DIRECTIVE:
Please print the lines between the one with "Output the web" and the one with "const seriesColors = ['#dc1e1e', '#1c1cdc', '#0a820a'];", both ends included, exactly as written, with no pictures.

EXCERPTED DATA:
-- START --
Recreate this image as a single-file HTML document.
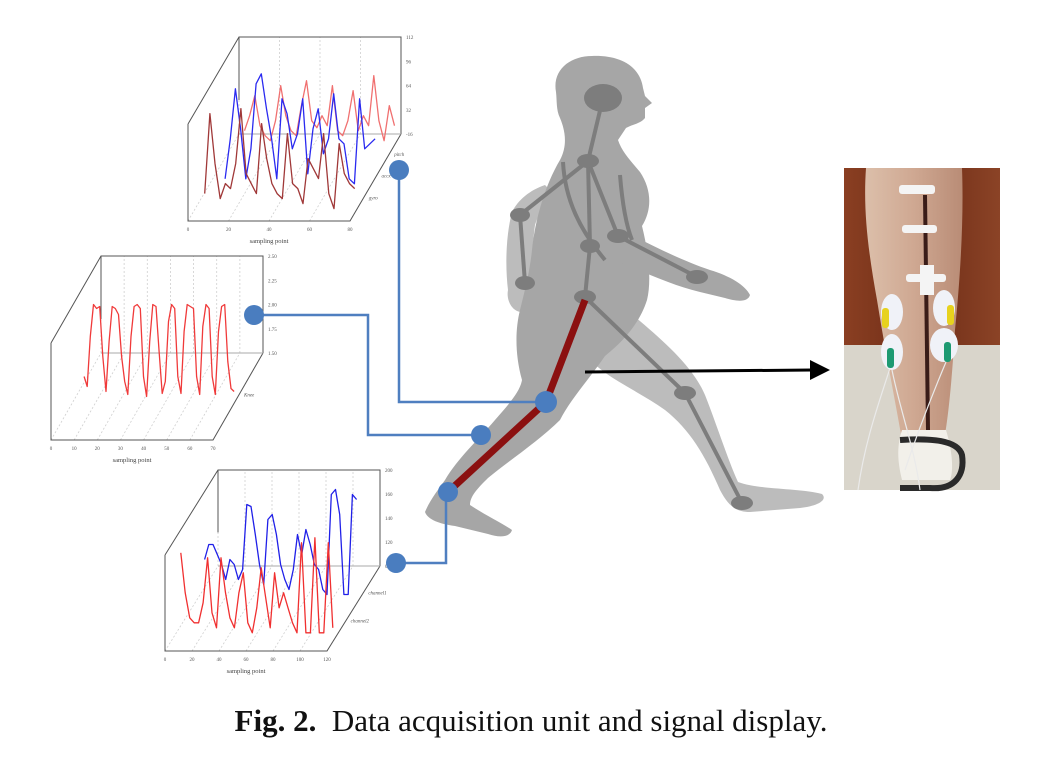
<!DOCTYPE html>
<html><head><meta charset="utf-8"><style>
html,body{margin:0;padding:0;background:#fff;}
body{width:1062px;height:777px;overflow:hidden;position:relative;}
svg{position:absolute;left:0;top:0;}
.cap{position:absolute;left:0;width:1062px;top:703px;text-align:center;font-family:"Liberation Serif","DejaVu Serif",serif;font-size:31px;color:#111;white-space:nowrap;}
</style></head><body>
<svg id="fig" width="1062" height="777" viewBox="0 0 1062 777">
<defs>
<linearGradient id="wood" x1="0" x2="1" y1="0" y2="0"><stop offset="0" stop-color="#8a3f22"/><stop offset="0.5" stop-color="#6e2c17"/><stop offset="1" stop-color="#8b4326"/></linearGradient>
<linearGradient id="skin" x1="0" x2="1"><stop offset="0" stop-color="#dcbfaa"/><stop offset="0.5" stop-color="#cfa892"/><stop offset="1" stop-color="#b98c76"/></linearGradient>
</defs>
<g id="charts"></g>
<g id="body">
 <path fill="#bcbcbc" d="M615,300 C650,330 690,360 705,395 C715,420 728,460 738,482 C760,490 800,488 822,494 C828,500 818,506 800,508 L750,512 C735,512 728,505 720,490 C705,455 690,430 665,410 C640,392 610,380 590,360 Z"/>
 <path fill="#bcbcbc" d="M545,185 C530,190 518,200 512,212 C506,235 505,265 508,290 C506,300 512,312 522,312 C530,305 535,300 538,292 C532,270 532,245 535,225 C540,210 548,200 552,192 Z"/>
 <path fill="#a6a6a6" d="M556,92 C552,70 570,56 592,56 C620,55 640,66 643,88 L645,96 L652,103 L645,108 L645,118 C640,124 633,124 626,128 L618,140 C622,152 630,160 640,172 C652,190 652,210 642,226 C648,250 652,280 647,300 C640,322 625,340 605,356 C590,378 570,400 560,420 C540,440 510,460 488,478 C478,488 470,496 470,505 C485,515 500,522 512,530 C510,537 500,538 488,534 L455,526 C440,524 428,520 425,512 C430,500 438,490 445,480 C458,458 478,440 495,420 C508,405 520,392 522,380 C515,355 515,330 520,310 C525,290 530,270 532,250 C535,220 545,185 560,160 C568,145 565,130 560,118 C556,110 557,100 556,92 Z"/>
 <path fill="#a6a6a6" d="M612,224 C640,240 680,260 710,270 C730,276 745,285 750,295 C748,302 738,302 725,298 L700,292 C670,285 640,270 608,258 Z"/>
 <g stroke="#7d7d7d" stroke-width="4" fill="none">
  <line x1="603" y1="98" x2="588" y2="161"/><line x1="588" y1="161" x2="520" y2="215"/><line x1="520" y1="215" x2="525" y2="283"/>
  <line x1="588" y1="161" x2="590" y2="246"/><line x1="590" y1="246" x2="585" y2="297"/>
  <line x1="588" y1="161" x2="618" y2="236"/><line x1="618" y1="236" x2="697" y2="277"/>
  <line x1="585" y1="297" x2="685" y2="393"/><line x1="685" y1="393" x2="742" y2="503"/>
  <path d="M563,162 C565,200 580,230 605,260"/><path d="M620,175 C622,200 626,225 632,240"/>
 </g>
 <g fill="#7d7d7d">
  <ellipse cx="603" cy="98" rx="19" ry="14"/><ellipse cx="588" cy="161" rx="11" ry="7"/><ellipse cx="520" cy="215" rx="10" ry="7"/>
  <ellipse cx="525" cy="283" rx="10" ry="7"/><ellipse cx="590" cy="246" rx="10" ry="7"/><ellipse cx="585" cy="297" rx="11" ry="7"/>
  <ellipse cx="618" cy="236" rx="11" ry="7"/><ellipse cx="697" cy="277" rx="11" ry="7"/><ellipse cx="685" cy="393" rx="11" ry="7"/>
  <ellipse cx="742" cy="503" rx="11" ry="7"/>
 </g>
 <g stroke="#8b1010" stroke-width="7">
  <line x1="585" y1="300" x2="546" y2="402"/><line x1="546" y1="402" x2="448" y2="492"/>
 </g>
</g>
<g stroke="#4f7fc0" stroke-width="2.5" fill="none">
 <polyline points="399,170 399,402 546,402"/>
 <polyline points="254,315 368,315 368,435 481,435"/>
 <polyline points="396,563 446,563 446,492"/>
</g>
<g fill="#4a7dbf">
 <circle cx="399" cy="170" r="10"/>
 <circle cx="254" cy="315" r="10"/>
 <circle cx="396" cy="563" r="10"/>
 <circle cx="546" cy="402" r="11"/>
 <circle cx="481" cy="435" r="10"/>
 <circle cx="448" cy="492" r="10"/>
</g>
<g>
 <line x1="585" y1="372" x2="812" y2="370" stroke="#000" stroke-width="3"/>
 <polygon points="810,360 830,370 810,380" fill="#000"/>
</g>
<g>
 <rect x="844" y="168" width="156" height="322" fill="url(#wood)"/>
 <rect x="844" y="345" width="156" height="145" fill="#d9d5cb"/>
 <path fill="url(#skin)" d="M866,168 L962,168 C964,220 960,280 955,330 C952,380 948,420 944,440 L902,440 C895,400 885,350 877,300 C868,250 863,210 866,168 Z"/>
 <path fill="#f2f0ea" d="M902,430 L946,430 C952,450 954,470 950,480 L902,480 C897,460 897,445 902,430 Z"/>
 <path fill="none" stroke="#2a2a2a" stroke-width="6" d="M900,440 C930,438 958,440 962,455 C965,475 955,490 930,488 L900,488"/>
 <line x1="925" y1="195" x2="928" y2="430" stroke="#3a1c18" stroke-width="4"/>
 <g fill="#f4f4f4"><rect x="899" y="185" width="36" height="9" rx="3"/><rect x="902" y="225" width="35" height="8" rx="3"/><rect x="906" y="274" width="40" height="8" rx="3"/><rect x="920" y="265" width="14" height="30"/></g>
 <g fill="#f0f2f8"><ellipse cx="892" cy="312" rx="11" ry="18"/><ellipse cx="944" cy="308" rx="11" ry="18"/><ellipse cx="892" cy="352" rx="11" ry="18"/><ellipse cx="944" cy="345" rx="14" ry="17"/></g>
 <g fill="#e7d21e"><rect x="882" y="308" width="7" height="20" rx="3"/><rect x="947" y="305" width="7" height="20" rx="3"/></g>
 <g fill="#1d9a72"><rect x="887" y="348" width="7" height="20" rx="3"/><rect x="944" y="342" width="7" height="20" rx="3"/></g>
 <g stroke="#eaeaea" stroke-width="1.2" fill="none"><path d="M890,368 C880,400 865,440 858,490"/><path d="M946,362 C930,400 915,440 905,470"/><path d="M892,370 C900,410 915,450 920,490"/></g>
</g>
</svg>
<div class="cap"><b>Fig. 2.</b>&nbsp; Data acquisition unit and signal display.</div>
<script>
// ---- Top chart data (IMU signals) ----
const topXTicks = ["0","20","40","60","80"];
const topYTicks = ["112","96","64","32","-16"];
const topDepthLabels = ["pitch","accx","gyro"];
const topPink = [5,20,40,10,0,-5,15,50,20,5,0,30,55,15,8,20,10,50,5,0,15,45,5,20,10,60,15,-5,30,10];
const topBlue = [-10,30,80,40,-10,20,85,95,60,30,-10,70,55,20,35,70,-5,40,60,15,30,75,30,25,-10,-15,70,20,25,30];
const topBrown = [10,90,40,5,20,15,40,95,30,20,10,80,45,20,10,5,70,20,15,0,45,35,25,70,10,-5,60,30,20,15];
// ---- Middle chart data (knee angle) ----
const midXTicks = ["0","10","20","30","40","50","60","70"];
const midYTicks = ["2.50","2.25","2.00","1.75","1.50"];
const midDepthLabels = ["Knee"];
const midKnee = [20,10,60,92,88,90,40,5,55,90,88,82,40,15,2,60,90,92,88,20,0,55,92,90,45,3,15,75,92,88,20,3,65,92,90,88,20,2,70,92,88,20,2,65,90,92,35,8,5];
// ---- Bottom chart data (EMG channels) ----
const botXTicks = ["0","20","40","60","80","100","120"];
const botYTicks = ["200","160","140","120","0"];
const botDepthLabels = ["channel1","channel2"];
const botBlue = [15,30,30,20,10,-5,15,10,-5,5,70,68,40,10,-10,55,60,40,10,-5,-15,5,40,20,45,30,10,5,-15,-20,80,85,60,-20,-20,80,75];
const botRed = [60,20,-5,-10,-10,10,55,0,-15,55,20,-5,-15,20,40,-10,-20,5,45,15,-15,40,5,20,5,-10,-20,70,-20,-20,75,-20,-20,70,-15];

const NS = "http://www.w3.org/2000/svg";
const root = document.getElementById('charts');
function mk(tag, attrs, parent) {
  const e = document.createElementNS(NS, tag);
  for (const k in attrs) e.setAttribute(k, attrs[k]);
  (parent || root).appendChild(e);
  return e;
}
function box(cfg) {
  const g = mk('g', {});
  
  
  const ox = cfg.ox, oy = cfg.oy, W = cfg.w, H = cfg.h, dx = cfg.dx, dy = cfg.dy;
  const grid = {stroke: '#cfcfcf', 'stroke-width': 0.8, 'stroke-dasharray': '2,2', fill: 'none'};
  const nx = cfg.xTicks.length;
  for (let i = 0; i < nx; i++) {
    const x = ox + i / (nx - 1) * W;
    mk('line', Object.assign({x1: x, y1: oy, x2: x + dx, y2: oy + dy}, grid), g);
    mk('line', Object.assign({x1: x + dx, y1: oy + dy, x2: x + dx, y2: oy + dy - H}, grid), g);
    const t = mk('text', {x: x, y: oy + 10, 'font-size': 5, 'text-anchor': 'middle', fill: '#555', 'font-family': 'Liberation Serif, serif'}, g);
    t.textContent = cfg.xTicks[i];
  }
  const ax = {stroke: '#555', 'stroke-width': 1, fill: 'none'};
  mk('polyline', Object.assign({points: `${ox},${oy - H} ${ox},${oy} ${ox + W},${oy} ${ox + W + dx},${oy + dy}`}, ax), g);
  mk('polyline', Object.assign({points: `${ox},${oy - H} ${ox + dx},${oy + dy - H} ${ox + W + dx},${oy + dy - H} ${ox + W + dx},${oy + dy}`}, ax), g);
  mk('line', Object.assign({x1: ox + dx, y1: oy + dy - H, x2: ox + dx, y2: oy + dy - H * 0.35}, ax), g);
  mk('line', {x1: ox + dx, y1: oy + dy, x2: ox + W + dx, y2: oy + dy, stroke: '#aaa', 'stroke-width': 1}, g);
  const ny = cfg.yTicks.length;
  for (let j = 0; j < ny; j++) {
    const y = oy + dy - H + j / (ny - 1) * H;
    const t = mk('text', {x: ox + W + dx + 5, y: y + 2, 'font-size': 5, fill: '#555', 'font-family': 'Liberation Serif, serif'}, g);
    t.textContent = cfg.yTicks[j];
  }
  cfg.depthLabels.forEach((lab, k) => {
    const d = (k + 1) / (cfg.depthLabels.length + 1);
    const t = mk('text', {x: ox + W + dx * (1 - d) + 6, y: oy + dy * (1 - d), 'font-size': 5, 'font-style': 'italic', fill: '#555', 'font-family': 'Liberation Serif, serif'}, g);
    t.textContent = lab;
  });
  const xl = mk('text', {x: ox + W / 2, y: oy + 22, 'font-size': 6.5, 'text-anchor': 'middle', fill: '#444', 'font-family': 'Liberation Serif, serif'}, g);
  xl.textContent = 'sampling point';
  return g;
}
function series(g, vals, cfg, depth, span, color, name) {
  const sx = cfg.ox + cfg.dx * depth + cfg.w * cfg.start;
  const sy = cfg.oy + cfg.dy * depth;
  const xS = i => sx + i / (vals.length - 1) * span;
  const yS = v => sy - v * cfg.k;
  const pts = vals.map((v, i) => xS(i).toFixed(1) + ',' + yS(v).toFixed(1)).join(' ');
  const p = mk('polyline', {points: pts, fill: 'none', stroke: color, 'stroke-width': 1.3, 'stroke-linejoin': 'round'}, g);
  
  
}
const topCfg = {name: 'imu-chart', ox: 188, oy: 221, w: 162, h: 97, dx: 51, dy: -87, xTicks: topXTicks, yTicks: topYTicks, depthLabels: topDepthLabels, k: 1, start: 0.04};
const gT = box(topCfg);
series(gT, topPink, topCfg, 0.98, 150, '#f07070', 'series-pitch');
series(gT, topBlue, topCfg, 0.6, 150, '#2a2af0', 'series-accx');
series(gT, topBrown, topCfg, 0.2, 150, '#a03838', 'series-gyro');
const midCfg = {name: 'knee-angle-chart', ox: 51, oy: 440, w: 162, h: 97, dx: 50, dy: -87, xTicks: midXTicks, yTicks: midYTicks, depthLabels: midDepthLabels, k: 1, start: 0.05};
const gM = box(midCfg);
series(gM, midKnee, midCfg, 0.5, 150, '#f03a3a', 'series-knee');
const botCfg = {name: 'emg-chart', ox: 165, oy: 651, w: 162, h: 96, dx: 53, dy: -85, xTicks: botXTicks, yTicks: botYTicks, depthLabels: botDepthLabels, k: 1, start: -0.05};
const gB = box(botCfg);
series(gB, botBlue, botCfg, 0.9, 152, '#2020e8', 'series-channel1');
series(gB, botRed, botCfg, 0.45, 152, '#f03030', 'series-channel2');
</script>
</body></html>
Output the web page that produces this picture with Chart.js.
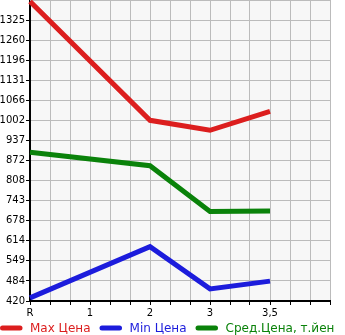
<!DOCTYPE html>
<html>
<head>
<meta charset="utf-8">
<script src="https://cdn.jsdelivr.net/npm/chart.js@4"></script>
<style>
  html, body { margin: 0; padding: 0; background: #fff; }
  canvas { display: block; }
</style>
</head>
<body>
<canvas id="priceChart" width="345" height="335"></canvas>
<script>
const categories = ['R', '', '', '1', '', '', '2', '', '', '3', '', '', '3,5', '', '', ''];
const maxPrice = [1385, null, null, null, null, null, 1002, null, null, 970, null, null, 1031, null, null, null];
const minPrice = [430, null, null, null, null, null, 595, null, null, 459, null, null, 484, null, null, null];
const avgPrice = [899, null, null, null, null, null, 856, null, null, 708, null, null, 710, null, null, null];
const yTickLabels = ['420', '484', '549', '614', '678', '743', '808', '872', '937', '1002', '1066', '1131', '1196', '1260', '1325'];
const yMin = 420;
const yStep = 64.64;

const seriesNames = ['Max Цена', 'Min Цена', 'Сред.Цена, т.йен'];
const seriesColors = ['#dc1e1e', '#1c1cdc', '#0a820a'];

// grey plot background + top grid line (no tick there)
const plotBackground = {
  id: 'plotBackground',
  beforeDraw(chart) {
    const a = chart.chartArea;
    const ctx = chart.ctx;
    ctx.save();
    ctx.fillStyle = '#f7f7f7';
    ctx.fillRect(a.left, a.top, a.right - a.left, a.bottom - a.top);
    ctx.restore();
  },
  beforeDatasetsDraw(chart) {
    const a = chart.chartArea;
    const ctx = chart.ctx;
    ctx.save();
    ctx.strokeStyle = '#bbbbbb';
    ctx.lineWidth = 1;
    ctx.beginPath();
    ctx.moveTo(a.left, a.top + 0.5);
    ctx.lineTo(a.right, a.top + 0.5);
    ctx.stroke();
    ctx.restore();
  }
};

// legend drawn by hand so it stays on one line
const lineLegend = {
  id: 'lineLegend',
  afterDraw(chart) {
    const ctx = chart.ctx;
    const y = 328;
    let x = 0;
    ctx.save();
    ctx.font = '12px "DejaVu Sans", sans-serif';
    ctx.textBaseline = 'middle';
    chart.data.datasets.forEach((ds) => {
      ctx.strokeStyle = ds.borderColor;
      ctx.lineWidth = 5;
      ctx.lineCap = 'round';
      ctx.beginPath();
      ctx.moveTo(x + 2.5, y);
      ctx.lineTo(x + 20, y);
      ctx.stroke();
      ctx.fillStyle = ds.borderColor;
      ctx.fillText(ds.label, x + 30, y + 1);
      x += 30 + ctx.measureText(ds.label).width + 9;
    });
    ctx.restore();
  }
};

function initializeChart() {
  const ctx = document.getElementById('priceChart').getContext('2d');
  Chart.defaults.font.family = '"DejaVu Sans", sans-serif';
  const series = [maxPrice, minPrice, avgPrice];
  new Chart(ctx, {
    type: 'line',
    data: {
      labels: categories,
      datasets: series.map((d, i) => ({
        label: seriesNames[i],
        data: d,
        borderColor: seriesColors[i],
        backgroundColor: seriesColors[i],
        borderWidth: 5,
        pointRadius: 0,
        tension: 0,
        spanGaps: true
      }))
    },
    options: {
      responsive: false,
      animation: false,
      layout: { padding: { top: 0, right: 15, left: 0, bottom: 14 } },
      scales: {
        x: {
          offset: false,
          grid: { color: '#bbbbbb', lineWidth: 1, tickLength: 4, tickColor: '#000' },
          border: { color: '#000', width: 2 },
          ticks: { color: '#000', font: { size: 10 }, autoSkip: false, maxRotation: 0, padding: 2 }
        },
        y: {
          min: yMin,
          max: yMin + yStep * yTickLabels.length,
          afterBuildTicks(scale) {
            scale.ticks = yTickLabels.map((t, i) => ({ value: yMin + yStep * i }));
          },
          afterFit(scale) {
            scale.width = 30;
            scale.paddingTop = 0;
            scale.paddingBottom = 0;
          },
          grid: { color: '#bbbbbb', lineWidth: 1, tickLength: 4, tickColor: '#000' },
          border: { color: '#000', width: 2 },
          ticks: {
            color: '#000',
            font: { size: 10 },
            padding: 1,
            callback: (v, i) => yTickLabels[i]
          }
        }
      },
      plugins: {
        tooltip: { enabled: false },
        legend: { display: false }
      }
    },
    plugins: [plotBackground, lineLegend]
  });
}

window.onload = initializeChart;
</script>
</body>
</html>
-- END --
SOLVED EXERCISE:
Output the web page that produces this picture with Chart.js.
<!DOCTYPE html>
<html>
<head>
<meta charset="utf-8">
<script src="https://cdn.jsdelivr.net/npm/chart.js@4"></script>
<style>
  html, body { margin: 0; padding: 0; background: #fff; }
  canvas { display: block; }
</style>
</head>
<body>
<canvas id="priceChart" width="345" height="335"></canvas>
<script>
const categories = ['R', '', '', '1', '', '', '2', '', '', '3', '', '', '3,5', '', '', ''];
const maxPrice = [1385, null, null, null, null, null, 1002, null, null, 970, null, null, 1031, null, null, null];
const minPrice = [430, null, null, null, null, null, 595, null, null, 459, null, null, 484, null, null, null];
const avgPrice = [899, null, null, null, null, null, 856, null, null, 708, null, null, 710, null, null, null];
const yTickLabels = ['420', '484', '549', '614', '678', '743', '808', '872', '937', '1002', '1066', '1131', '1196', '1260', '1325'];
const yMin = 420;
const yStep = 64.64;

const seriesNames = ['Max Цена', 'Min Цена', 'Сред.Цена, т.йен'];
const seriesColors = ['#dc1e1e', '#1c1cdc', '#0a820a'];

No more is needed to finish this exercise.